According to WSJ market data, average turnover this month has been just 4.8 billion shares daily. The volume is a far cry from 8 billion and nearly 6 billion shares a day in August 2011 and 2010 respectively. Another WSJ article this morning suggests the low volumes are causing investors to question the sustainability of the rally that's taken stocks over 8% higher since early June.
Lee Munson, author of Rigged Money and founder of Portfolio LLC takes the other side of the argument. Volume matters, but the way it's measured hasn't changed to reflect modern markets. "There's a reason for us as investors to change the way we look at and analyze volume," he says.

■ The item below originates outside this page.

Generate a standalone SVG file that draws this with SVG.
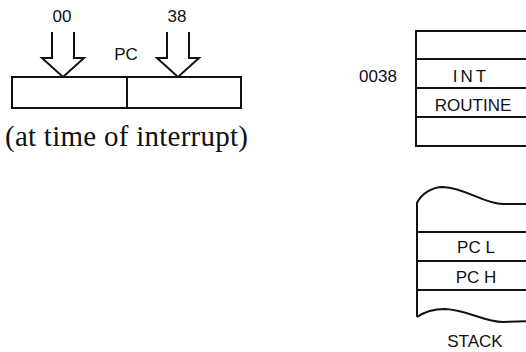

Munson says the old metrics are obsolete due in large part to changes in the investment vehicles offered and trading techniques. As Munson sees it, the most ready example is the impact of ETFs. With the ability to buy or sell an entire sector with one ticker, Munson says fund managers are apt to trade in larger chunks, rather than churning different companies within a space.
In theory, buying or selling an ETF would translate into corresponding activity in the underlying stocks. In reality, arbitrage and other back-office maneuvers reduce the volume recorded by ETF trades.
It's easy to start going a little Inception on this stuff and start questioning if anything you see is what it appears to be. For example since money is flowing from bonds to stocks, should volume expectations be reduced accordingly or are they part of the same measure? Does buy and hold, a bullish stance, paradoxically make volume levels look bearish? In the age or electronic trading does any of this talk even matter?
The possibilities are endless. The bottom line is that price is the arbiter of market direction. Everything else is just a way to inform a guess as to the next move. Low volume is reason to doubt the strength of the rally, but you buy bread with realized gains, not doubts or durability.
The S&P 500 is more than 12% higher year-to-date. Volumes are low but that's not going to affect whether or not individuals buy or sell equities at the quoted price. Unless you're throwing around Buffett-level money, there's ample liquidity to buy or sell your entire portfolio. Practically speaking that's all individuals need.